Akan tetapi, sistem pengamanan yang baik saja tidak cukup. Masih diperlukan sikap dari para petugasnya. Sekalipun sistem pengamanan sudah demikian baik, tetapi apabila para petugas bank sengaja melanggar sistem dan prosedur dengan tujuan yang tidak baik, bank akan kebobolan juga. Bank selalu dihadapkan pada pilihan dilematis antara pengamanan dan pelayanan kepada nasabah. Pengamanan yang terlalu ketat akan menghasilkan pelayanan yang mengecewakan nasabah.
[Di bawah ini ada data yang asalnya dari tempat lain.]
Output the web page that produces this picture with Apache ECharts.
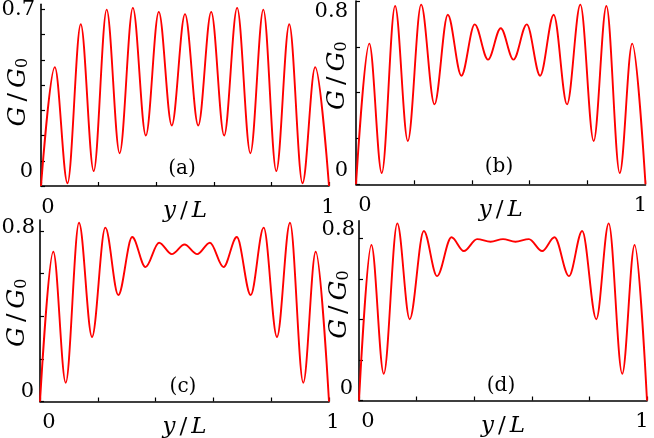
<!DOCTYPE html>
<html><head><meta charset="utf-8">
<script src="https://cdn.jsdelivr.net/npm/echarts@6/dist/echarts.min.js"></script>
<style>html,body{margin:0;padding:0;background:#fff}#c{width:654px;height:438px}</style>
</head><body><div id="c"></div>
<script>
// ---- data (extrema of G/G0 vs y/L) ----
const posA = [0, 0.048, 0.092, 0.138, 0.183, 0.228, 0.273, 0.319, 0.364, 0.409, 0.454, 0.5, 0.546, 0.591, 0.636, 0.681, 0.727, 0.772, 0.817, 0.862, 0.908, 0.952, 1];
const valA = [0, 0.471, 0.011, 0.641, 0.059, 0.699, 0.130, 0.706, 0.200, 0.690, 0.240, 0.681, 0.240, 0.690, 0.200, 0.706, 0.130, 0.699, 0.059, 0.641, 0.011, 0.471, 0];
const posB = [0, 0.046, 0.089, 0.135, 0.179, 0.225, 0.271, 0.317, 0.364, 0.410, 0.456, 0.5, 0.544, 0.590, 0.636, 0.683, 0.729, 0.775, 0.821, 0.865, 0.911, 0.954, 1];
const valB = [0, 0.614, 0.049, 0.778, 0.189, 0.784, 0.349, 0.740, 0.474, 0.698, 0.544, 0.681, 0.544, 0.698, 0.474, 0.740, 0.349, 0.784, 0.189, 0.778, 0.049, 0.614, 0];
const posC = [0, 0.046, 0.089, 0.135, 0.180, 0.226, 0.271, 0.319, 0.365, 0.412, 0.456, 0.5, 0.544, 0.588, 0.635, 0.681, 0.729, 0.774, 0.820, 0.865, 0.911, 0.954, 1];
const valC = [0, 0.703, 0.088, 0.839, 0.303, 0.816, 0.500, 0.772, 0.631, 0.745, 0.692, 0.737, 0.692, 0.745, 0.631, 0.772, 0.500, 0.816, 0.303, 0.839, 0.088, 0.703, 0];
const posD = [0, 0.043, 0.086, 0.133, 0.176, 0.225, 0.271, 0.321, 0.364, 0.410, 0.457, 0.5, 0.543, 0.590, 0.636, 0.679, 0.729, 0.775, 0.824, 0.867, 0.914, 0.957, 1];
const valD = [0, 0.769, 0.132, 0.876, 0.402, 0.838, 0.615, 0.807, 0.739, 0.798, 0.785, 0.798, 0.785, 0.798, 0.739, 0.807, 0.615, 0.838, 0.402, 0.876, 0.132, 0.769, 0];

const panelLabels = ['(a)', '(b)', '(c)', '(d)'];
const xTickLabels = ['0', '1'];
const yTopTicks = [0.7, 0.8, 0.8, 0.8];
const yTopLabels = ['0.7', '0.8', '0.8', '0.8'];
const yZeroLabel = '0';
const yTickValsA = [0, 0.1, 0.2, 0.3, 0.4, 0.5, 0.6, 0.7];
const yTickValsB = [0, 0.2, 0.4, 0.6, 0.8];
const xTickVals = [0, 0.2, 0.4, 0.6, 0.8, 1];

// ---- layout / style ----
const SERIF = 'DejaVu Serif';
const layout = [
  {grid:{left:41, top:4.3, width:288, height:181.7}, yMax:0.72, yTicks:yTickValsA, x0:7, x1:-1, zUp:14, tDown:0.5, zR:4, tR:2, nameShift:3, nameGap:10, lab:[182,169]},
  {grid:{left:356, top:1, width:289.5, height:183.3}, yMax:0.8, yTicks:yTickValsB, x0:9, x1:-5, zUp:14, tDown:11, zR:4, tR:4, nameShift:17, nameGap:6, lab:[499,167]},
  {grid:{left:40, top:220, width:289, height:181.5}, yMax:0.852, yTicks:yTickValsB, x0:9, x1:4, zUp:10, tDown:-4, zR:2, tR:1, nameShift:-2, nameGap:10, lab:[183,387]},
  {grid:{left:359, top:220.7, width:288, height:179.8}, yMax:0.889, yTicks:yTickValsB, x0:9, x1:-5, zUp:11.5, tDown:-9, zR:2, tR:0, nameShift:6, nameGap:7, lab:[501,386]}
];
const dataSets = [[posA, valA], [posB, valB], [posC, valC], [posD, valD]];

const axisLineStyle = {color:'#000', width:1.6};
const lblFont = {fontFamily:SERIF, fontSize:21, color:'#000', lineHeight:21};

function hpad(dx){ return dx >= 0 ? [0,0,0,2*dx] : [0,-2*dx,0,0]; }

const grids = [], xAxes = [], yAxes = [], series = [], graphics = [];
layout.forEach((L, i) => {
  grids.push(Object.assign({containLabel:false, outerBoundsMode:'none'}, L.grid));
  xAxes.push({
    type:'value', gridIndex:i, min:0, max:1, interval:0.2,
    axisLine:{show:true, lineStyle:axisLineStyle},
    axisTick:{show:true, inside:true, length:4, lineStyle:{color:'#000', width:1.2}, customValues:xTickVals},
    splitLine:{show:false},
    axisLabel:{
      show:true, margin:11, customValues:[0,1],
      formatter:(v) => v === 0 ? '{z|' + xTickLabels[0] + '}' : (Math.abs(v - 1) < 1e-9 ? '{o|' + xTickLabels[1] + '}' : ''),
      rich:{
        z:Object.assign({padding:hpad(L.x0)}, lblFont),
        o:Object.assign({padding:hpad(L.x1)}, lblFont)
      }
    },
    name:'{i|y}{s|/}{i|L}', nameLocation:'middle', nameGap:14, nameMoveOverlap:false,
    nameTextStyle:{rich:{
      i:{fontFamily:SERIF, fontStyle:'italic', fontSize:23, color:'#000', lineHeight:23},
      s:{fontFamily:SERIF, fontSize:23, color:'#000', lineHeight:23, padding:[0,4]}
    }}
  });
  const tPad = L.tDown >= 0 ? [2*L.tDown, L.tR, 0, 0] : [0, L.tR, -2*L.tDown, 0];
  yAxes.push({
    type:'value', gridIndex:i, min:0, max:L.yMax,
    axisLine:{show:true, lineStyle:axisLineStyle},
    axisTick:{show:true, inside:true, length:4, lineStyle:{color:'#000', width:1.2}, customValues:L.yTicks},
    splitLine:{show:false},
    axisLabel:{
      show:true, margin:4, customValues:[0, yTopTicks[i]],
      formatter:(v) => v === 0 ? '{z|' + yZeroLabel + '}' : (Math.abs(v - yTopTicks[i]) < 1e-9 ? '{t|' + yTopLabels[i] + '}' : ''),
      rich:{
        z:Object.assign({padding:[0, L.zR, 2*L.zUp, 0]}, lblFont),
        t:Object.assign({padding:tPad}, lblFont)
      }
    },
    name:'{g|G}{s|/}{g|G}{b|0}', nameLocation:'middle', nameRotate:90, nameGap:L.nameGap, nameMoveOverlap:false,
    nameTextStyle:{padding:L.nameShift >= 0 ? [0,0,0,2*L.nameShift] : [0,-2*L.nameShift,0,0], rich:{
      g:{fontFamily:SERIF, fontStyle:'italic', fontSize:25, color:'#000', lineHeight:25},
      s:{fontFamily:SERIF, fontSize:25, color:'#000', lineHeight:25, padding:[0,5]},
      b:{fontFamily:SERIF, fontSize:16, color:'#000', lineHeight:25, verticalAlign:'bottom', padding:[8,0,0,0]}
    }}
  });
  const [pos, val] = dataSets[i];
  series.push({
    type:'line', xAxisIndex:i, yAxisIndex:i,
    data:pos.map((x, k) => [x, val[k]]),
    showSymbol:false, smooth:0.34, smoothMonotone:'x',
    lineStyle:{color:'#ff0000', width:1.9}, animation:false, z:3
  });
  graphics.push({
    type:'text', x:L.lab[0], y:L.lab[1],
    style:{text:panelLabels[i], fontFamily:SERIF, fontSize:20, fill:'#000', textAlign:'center', textVerticalAlign:'middle'}
  });
});

const chart = echarts.init(document.getElementById('c'), null, {renderer:'canvas'});
chart.setOption({
  backgroundColor:'#fff', animation:false,
  grid:grids, xAxis:xAxes, yAxis:yAxes, series:series, graphic:graphics
});
</script>
</body></html>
Sebaliknya, pelayanan yang dirasakan sangat memuaskan nasabah akan mengorbankan sistem pengamanan. Menghadapi dilema ini, bank harus bijak dan mampu membangun prosedur kerja yang tetap dapat menjamin keamanan, namun pelayanan bank memuaskan bagi nasabah.
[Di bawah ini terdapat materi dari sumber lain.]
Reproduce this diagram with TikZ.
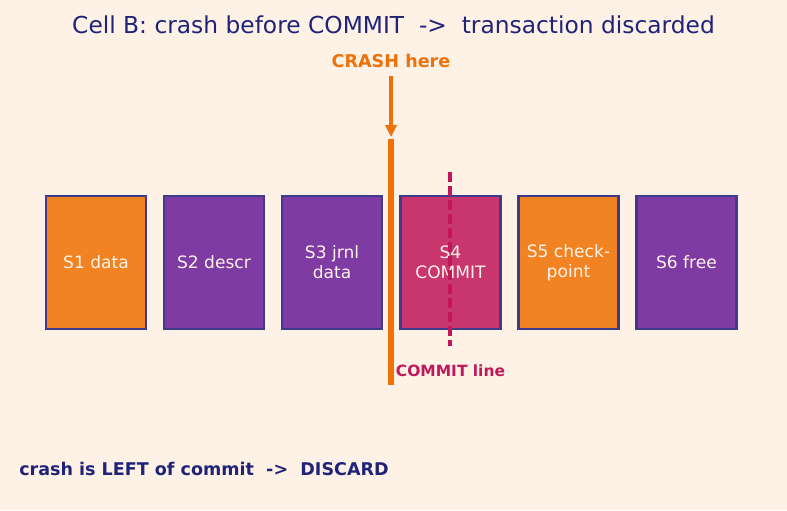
\documentclass[tikz,border=0pt]{standalone}
\usepackage{fontspec}
\setmainfont{DejaVu Sans}
\usetikzlibrary{arrows.meta}
\definecolor{bg}{HTML}{FEF1E6}
\definecolor{navy}{HTML}{1F2478}
\definecolor{edge}{HTML}{3F3A8A}
\definecolor{orng}{HTML}{F28322}
\definecolor{purp}{HTML}{7D3BA3}
\definecolor{pinkc}{HTML}{C9366E}
\definecolor{crash}{HTML}{EE7209}
\definecolor{cline}{HTML}{C2185B}
\definecolor{boxtxt}{HTML}{FFF3EA}
\begin{document}
\begin{tikzpicture}[x=0.75pt,y=-0.75pt,
  stepbox/.style={draw=edge,line width=2.2pt,minimum width=100*0.75pt,minimum height=133*0.75pt,
    inner sep=0pt,text=boxtxt,align=center,font=\fontsize{12.8}{15}\selectfont},
  lbl/.style={inner sep=0pt}]
\fill[bg] (0,0) rectangle (787,510);
\useasboundingbox (0,0) rectangle (787,510);
\node[lbl,text=navy,font=\fontsize{17.5}{21}\selectfont] (title) at (393.5,25) {Cell B: crash before COMMIT\ \ ->\ \ transaction discarded};
\node[stepbox,fill=orng] (s1) at (96,262.5) {S1 data};
\node[stepbox,fill=purp] (s2) at (214,262.5) {S2 descr};
\node[stepbox,fill=purp] (s3) at (332,262.5) {S3 jrnl\\data};
\node[stepbox,fill=pinkc] (s4) at (450.5,262.5) {S4\\COMMIT};
\node[stepbox,fill=orng] (s5) at (568.5,262.5) {S5 check-\\point};
\node[stepbox,fill=purp] (s6) at (686.5,262.5) {S6 free};
\node[lbl,text=crash,font=\bfseries\fontsize{13.2}{15}\selectfont] (crashlbl) at (391,61) {CRASH here};
\coordinate (a1) at (391,76);
\coordinate (a2) at (391,137);
\coordinate (l1) at (391,139);
\coordinate (l2) at (391,385);
\draw[crash,line width=2.4pt,-{Triangle[length=9pt,width=8.5pt]}] (a1) -- (a2);
\draw[crash,line width=3.8pt] (l1) -- (l2);
\coordinate (c1) at (450,172);
\coordinate (c2) at (450,346);
\draw[cline,line width=2.5pt,dash pattern=on 7.5pt off 3pt] (c1) -- (c2);
\node[lbl,text=cline,font=\bfseries\fontsize{11.6}{13}\selectfont] (commitlbl) at (450.5,371) {COMMIT line};
\node[lbl,anchor=west,text=navy,font=\bfseries\fontsize{13.15}{15}\selectfont] (foot) at (19,468.5) {crash is LEFT of commit\ \ ->\ \ DISCARD};
\end{tikzpicture}
\end{document}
Dari penelitian, ternyata transaksi dalam kasus Bank BNI ini merupakan transaksi bermasalah dengan indikasi transaksi tersebut dilakukan tanpa mengikuti ketentuan intern Bank BNI. Transaksi L/C kedua grup usaha yang menjadi beneficiary telah dinegosiasikan oleh Bank BNI Kebayoran Baru dengan diskonto tanpa didahului adanya akseptasi dari bank penerbit. Di samping itu, dokumen dokumen L/C mengandung penyimpangan dan negosiasi L/C dilakukan tanpa kelengkapan dokumen.
Berdasarkan hasil investigasi yang dilakukan oleh kantor besar Bank BNI, para eksportir, yaitu perusahaan perusahaan yang termasuk Gramarindo Group dan Petindo Group ternyata telah melakukan ekspor fiktif.
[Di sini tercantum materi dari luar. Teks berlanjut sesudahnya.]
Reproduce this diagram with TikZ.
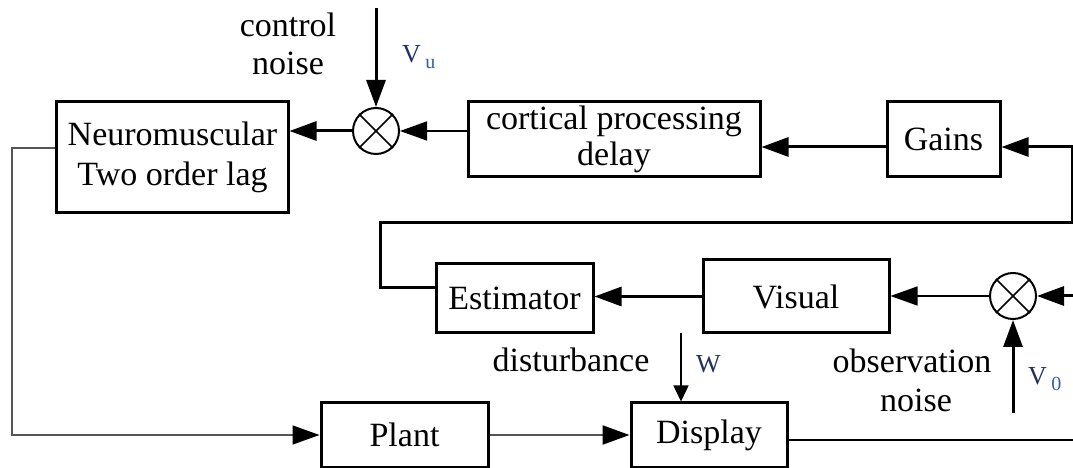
\documentclass[tikz,border=0pt]{standalone}
\usepackage{fontspec}
\setmainfont{Liberation Serif}
\usetikzlibrary{arrows.meta}
\definecolor{lblV}{HTML}{22305E}
\definecolor{lblS}{HTML}{2F5DA8}
\definecolor{lineg}{HTML}{555555}
\tikzset{
  blk/.style={draw, line width=3bp, inner sep=0pt, align=center, font=\fontsize{34bp}{40bp}\selectfont},
  sumj/.style={draw, circle, line width=2bp, minimum size=46bp, inner sep=0pt},
  thk/.style={line width=3bp},
  thn/.style={line width=1.5bp},
  bigtip/.style={-{Triangle[length=27bp,width=19bp,color=black]}},
  smalltip/.style={-{Triangle[length=16bp,width=15bp,color=black]}},
  lbl/.style={font=\fontsize{34bp}{38bp}\selectfont, inner sep=0pt, anchor=base},
  sym/.style={font=\fontsize{26bp}{26bp}\selectfont, text=lblV, inner sep=0pt, anchor=base west},
}
\newcommand{\subsym}[1]{\raisebox{-6bp}{\fontsize{20bp}{20bp}\selectfont\color{lblS}#1}}
\begin{document}
\begin{tikzpicture}[x=1bp,y=-1bp]
\useasboundingbox (0,0) rectangle (1073,468);

% blocks
\node[blk, minimum width=231bp, minimum height=111bp] (neuro) at (172.5,157.5) {Neuromuscular\\Two order lag};
\node[blk, minimum width=292bp, minimum height=75bp, font=\fontsize{34bp}{36bp}\selectfont] (cort) at (614,139.5) {cortical processing\\delay};
\node[blk, minimum width=113bp, minimum height=75bp] (gains) at (943.5,139.5) {Gains};
\node[blk, minimum width=157bp, minimum height=69bp] (est) at (514.5,298.5) {Estimator};
\node[blk, minimum width=186bp, minimum height=73bp] (vis) at (796,296.5) {Visual};
\node[blk, minimum width=167bp, minimum height=64bp] (plant) at (404.5,435) {Plant};
\node[blk, minimum width=156bp, minimum height=64bp] (disp) at (709,435) {Display};

% summing junctions
\node[sumj] (c1) at (376,131) {};
\draw[line width=1.5bp] (c1.north east) -- (c1.south west) (c1.north west) -- (c1.south east);
\node[sumj] (c2) at (1013,296) {};
\draw[line width=1.5bp] (c2.north east) -- (c2.south west) (c2.north west) -- (c2.south east);

% free ends
\coordinate (vus) at (376,8);
\coordinate (inV) at (1073,296);
\coordinate (v0s) at (1013,413);
\coordinate (fb1) at (380,223);
\coordinate (fb2) at (1072,223);
\coordinate (lft) at (12,435);
\coordinate (outD) at (1073,440);
\coordinate (ws) at (681,333);

% connectors
\draw[thk,bigtip] (vus) -- (c1.north);
\draw[thk,bigtip] (c1.west) -- (neuro.east |- c1.west);
\draw[thn,bigtip] (cort.west |- c1.east) -- (c1.east);
\draw[thk,bigtip] ([yshift=-7.5bp]gains.west) -- ([yshift=-7.5bp]cort.east);
\draw[thk,bigtip,line join=miter] ([yshift=10.5bp]est.west) -| (fb1) -| (fb2) |- ([yshift=-7.5bp]gains.east);
\draw[thk,bigtip] (vis.west) -- (est.east |- vis.west);
\draw[thn,bigtip] (c2.west) -- (vis.east |- c2.west);
\draw[thk,bigtip] (inV) -- (c2.east);
\draw[thk,bigtip] (v0s) -- (c2.south);
\draw[thn,draw=lineg,bigtip] ([yshift=9.5bp]neuro.west) -| (lft) -- (plant.west);
\draw[line width=2.2bp,draw=lineg,bigtip] (plant.east) -- (disp.west);
\draw[thn] (disp.east |- outD) -- (outD);
\draw[thn,smalltip] (ws) -- (disp.north -| ws);

% labels
\node[lbl] (t1) at (288,37) {control};
\node[lbl] (t2) at (288,75) {noise};
\node[lbl] (t3) at (571,372) {disturbance};
\node[lbl] (t4) at (912,373) {observation};
\node[lbl] (t5) at (916,412) {noise};
\node[sym] (vu) at (402,63) {V\,\subsym{u}};
\node[sym] (v0) at (1028,385) {V\,\subsym{0}};
\node[sym, font=\fontsize{26bp}{26bp}\selectfont] (wl) at (696,373) {W};
\end{tikzpicture}
\end{document}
Hal ini terungkap antara lain dari hasil verifikasi kepada Pejabat Bea Cukai cabang Belitung menyangkut Pemberitahuan Ekspor Barang (PEB) Gramarindo Group, Pejabat Bea Cukai cabang Belitung menyatakan bahwa PEB tersebut palsu.
Sementara itu pula, penyelesaian pembayaran hasil transaksi ekspor (proceed) dari beberapa slip L/C tersebut yang telah dinegosiasikan dilakukan bukan oleh bank pembuka L/C (issuing bank), melainkan dilakukan oleh para eksportir sendiri dengan cara melakukan penyetoran atau melalui pendebetan rekening para eksportir tersebut.
Sebagaimana diketahui, atas laporan kantor besar Bank BNI pada tanggal 30 September 2003, pihak kepolisian telah menahan pegawai Bank BNI Kebayoran Baru yang terlibat, yaitu Koesadiyuwono (mantan pemimpin cabang Bank BNI Kebayoran Baru) dan Edi Santoso (mantan Customer Service Manager Luar Negeri cabang Bank BNI Kebayoran Baru).